The medical education building that is currently under construction at 12th and Marshall streets will be named the James W. and Frances G. McGlothlin Medical Education Center in honor of that couple’s remarkable and longtime generosity to the medical school.
Today was unlike any other. Any other in my own personal experience. Any other in our medical school’s history.
Today we announced the latest example of the extraordinary generosity of Jim and Fran McGlothlin. This couple has been longtime friends of the medical school and, specifically, of Dr. Harry Young and his neurosurgery team.
Inspired as they were by his compassionate and skillful patient care, they wanted to make a contribution to the training of future generations of physicians. And with a gift of $25 million, they have made a powerful statement of support for our own medical school’s future.
In recognition of the McGlothlins’ generosity, the Board of Visitors will name the medical education building that is currently under construction at 12th and Marshall streets as the James W. and Frances G. McGlothlin Medical Education Center.
The building will be an important addition to Richmond’s architectural heritage.
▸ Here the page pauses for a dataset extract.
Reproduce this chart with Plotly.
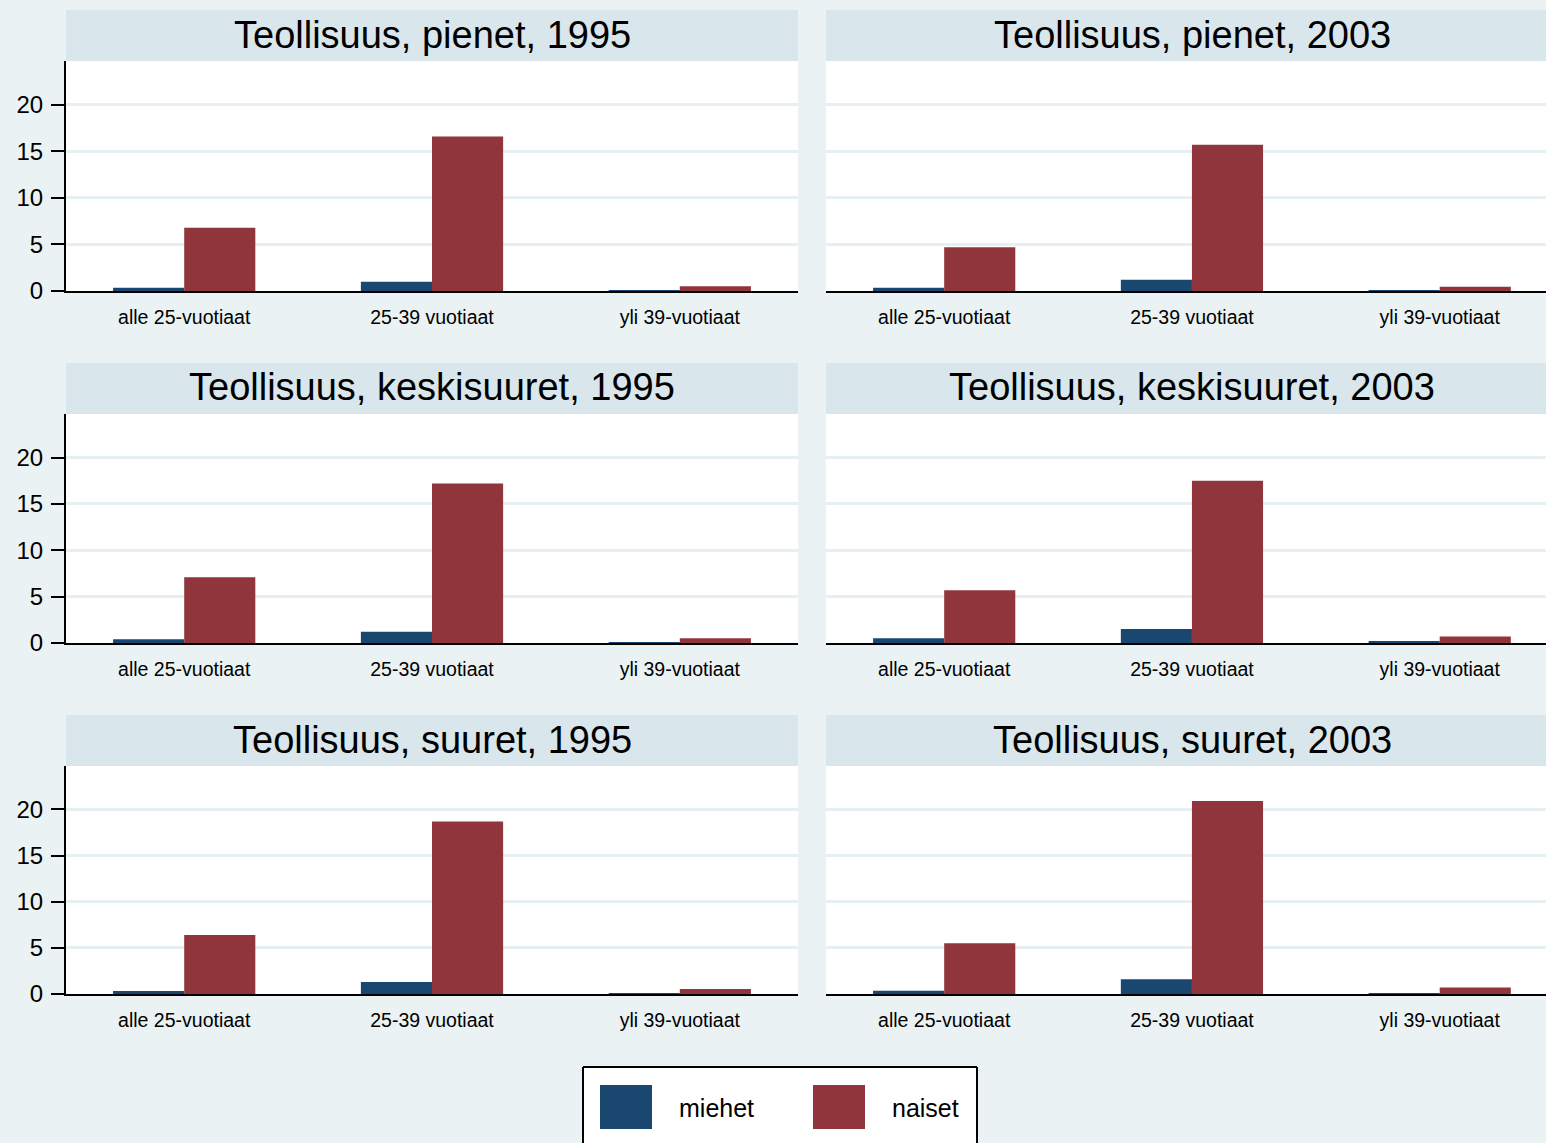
import plotly.graph_objects as go

W = 1546
REF_H = 1143          # height of the reference picture
H = 1156              # figure height (the capture is squeezed vertically)

categories = ["alle 25-vuotiaat", "25-39 vuotiaat", "yli 39-vuotiaat"]
series_names = ["miehet", "naiset"]
panel_titles = [
    "Teollisuus, pienet, 1995", "Teollisuus, pienet, 2003",
    "Teollisuus, keskisuuret, 1995", "Teollisuus, keskisuuret, 2003",
    "Teollisuus, suuret, 1995", "Teollisuus, suuret, 2003",
]
miehet = [
    [0.35, 1.0, 0.1],
    [0.35, 1.2, 0.1],
    [0.4, 1.2, 0.1],
    [0.5, 1.5, 0.15],
    [0.33, 1.3, 0.08],
    [0.35, 1.6, 0.1],
]
naiset = [
    [6.8, 16.6, 0.5],
    [4.7, 15.7, 0.45],
    [7.1, 17.2, 0.5],
    [5.7, 17.5, 0.7],
    [6.4, 18.7, 0.55],
    [5.5, 20.9, 0.7],
]
y_ticks = [0, 5, 10, 15, 20]

BG = "#EAF2F3"
STRIP = "#D9E6EB"
GRID = "#E6EFF2"
NAVY = "#1A476F"
MAROON = "#90353B"
FONT = "Liberation Sans, Arial, sans-serif"

def px(x):
    return x / W

def py(y):
    return 1 - y / REF_H

col_x = [(66, 798), (826, 1546)]
rows = [(10, 61, 291), (363, 414, 643), (715, 766, 994)]
x_ranges = [[-0.477, 2.477], [-0.477, 2.429]]

fig = go.Figure()
layout = dict(
    width=W, height=H,
    margin=dict(l=0, r=0, t=0, b=0),
    paper_bgcolor=BG, plot_bgcolor="white",
    barmode="group", bargap=0.426, bargroupgap=0,
    showlegend=False,
    font=dict(family=FONT, color="black"),
)
shapes = []
annotations = []

for i in range(6):
    r, c = divmod(i, 2)
    n = i + 1
    xa = "x" if n == 1 else f"x{n}"
    ya = "y" if n == 1 else f"y{n}"
    st, top, bot = rows[r]
    x0, x1 = col_x[c]
    fig.add_trace(go.Bar(x=categories, y=miehet[i], name=series_names[0],
                         marker=dict(color=NAVY, line=dict(width=0)),
                         xaxis=xa, yaxis=ya, offsetgroup="m"))
    fig.add_trace(go.Bar(x=categories, y=naiset[i], name=series_names[1],
                         marker=dict(color=MAROON, line=dict(width=0)),
                         xaxis=xa, yaxis=ya, offsetgroup="n"))
    layout["xaxis" if n == 1 else f"xaxis{n}"] = dict(
        domain=[px(x0), px(x1)], anchor=ya, type="category",
        range=x_ranges[c], showline=True, linecolor="black", linewidth=2,
        ticks="outside", ticklen=8, tickcolor="rgba(0,0,0,0)",
        tickfont=dict(size=19.5, family=FONT), showgrid=False, zeroline=False,
        fixedrange=True,
    )
    yax = dict(
        domain=[py(bot), py(top)], anchor=xa, range=[0, 24.7],
        tickvals=y_ticks, showgrid=True, gridcolor=GRID, gridwidth=3,
        zeroline=False, fixedrange=True,
    )
    if c == 0:
        yax.update(showline=True, linecolor="black", linewidth=2,
                   ticks="outside", ticklen=13, tickwidth=2, tickcolor="black",
                   ticklabelstandoff=3,
                   tickfont=dict(size=24, family=FONT), showticklabels=True)
    else:
        yax.update(showline=False, ticks="", showticklabels=False)
    layout["yaxis" if n == 1 else f"yaxis{n}"] = yax

    shapes.append(dict(type="rect", xref="paper", yref="paper",
                       x0=px(x0), x1=px(x1), y0=py(top), y1=py(st),
                       fillcolor=STRIP, line=dict(width=0), layer="below"))
    annotations.append(dict(text=panel_titles[i], xref="paper", yref="paper",
                            x=px(x0 + 366), y=py((st + top) / 2 - 1),
                            xanchor="center", yanchor="middle", showarrow=False,
                            font=dict(size=38, family=FONT, color="black")))

# legend box (bottom edge is cut off by the picture)
LX0, LX1, LY0 = 583, 977, 1067
shapes.append(dict(type="rect", xref="paper", yref="paper",
                   x0=px(LX0), x1=px(LX1), y0=0, y1=py(LY0),
                   fillcolor="white", line=dict(width=0)))
for (ax0, ay0, ax1, ay1) in [(LX0, LY0, LX1, LY0), (LX0, LY0, LX0, REF_H),
                             (LX1, LY0, LX1, REF_H)]:
    shapes.append(dict(type="line", xref="paper", yref="paper",
                       x0=px(ax0), y0=py(ay0), x1=px(ax1), y1=py(ay1),
                       line=dict(color="black", width=2)))
for (kx0, kx1, col, tx, name) in [(600, 652, NAVY, 677, series_names[0]),
                                  (813, 865, MAROON, 890, series_names[1])]:
    shapes.append(dict(type="rect", xref="paper", yref="paper",
                       x0=px(kx0), x1=px(kx1), y0=py(1129), y1=py(1085),
                       fillcolor=col, line=dict(width=0)))
    annotations.append(dict(text=name, xref="paper", yref="paper",
                            x=px(tx), y=py(1108), xanchor="left",
                            yanchor="middle", showarrow=False,
                            font=dict(size=25, family=FONT, color="black")))

layout["shapes"] = shapes
layout["annotations"] = annotations
fig.update_layout(**layout)
fig.write_html(
    "out.html",
    config={"displayModeBar": False},
    post_script=(
        "document.documentElement.style.margin='0';"
        "document.documentElement.style.overflow='hidden';"
        "document.body.style.margin='0';"
        "document.body.style.overflow='hidden';"
        "document.body.style.background='%s';" % BG
    ),
)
I.M. Pei’s internationally acclaimed architectural firm, Pei Cobb Freed & Partners, has designed a landmark that, much like the Egyptian Building, will continue to draw visitors more than 160 years after its completion.
And just like that historic structure, our new facility will attract not only because of its design, but also because of the influence it will exert in the field of medicine. Its interior has been thoughtfully crafted to house the most significant renovation to the school’s curriculum seen in 30 years.
This new facility will allow us to help meet the projected physician shortage by accommodating an increase in class size from 200 to 250, increasing the total medical student body to 1,000. Just as importantly, the building will allow opportunities for small-group and even individualized learning. With a focus on team-based, clinically-driven problem solving, two floors will be devoted to the Center for Human Simulation and Patient Safety, where high-tech advances create a low-risk setting for students to confront situations physicians face in clinical practice.
Learning studios are designed for flexibility, with team-based, clinically-driven problem solving in mind.
In addition, the top floors of the new building will house the Massey Cancer Center’s Research Pavilion, which will serve as a hub for clinical trials as well as cancer prevention and control.
In this building, we will pioneer new approaches to training physicians and to research. Even before the McGlothlins’ announcement, it had won the support of alumni and friends who had committed $8.2 million to the medical school’s campaign that encompasses the building as well as scholarships and professorships. With this announcement, we move into a more public phase of our campaign and expect to expand our cadre of supporters who will join the McGlothlins and other donors in making a statement of support for our vision of medical education’s future.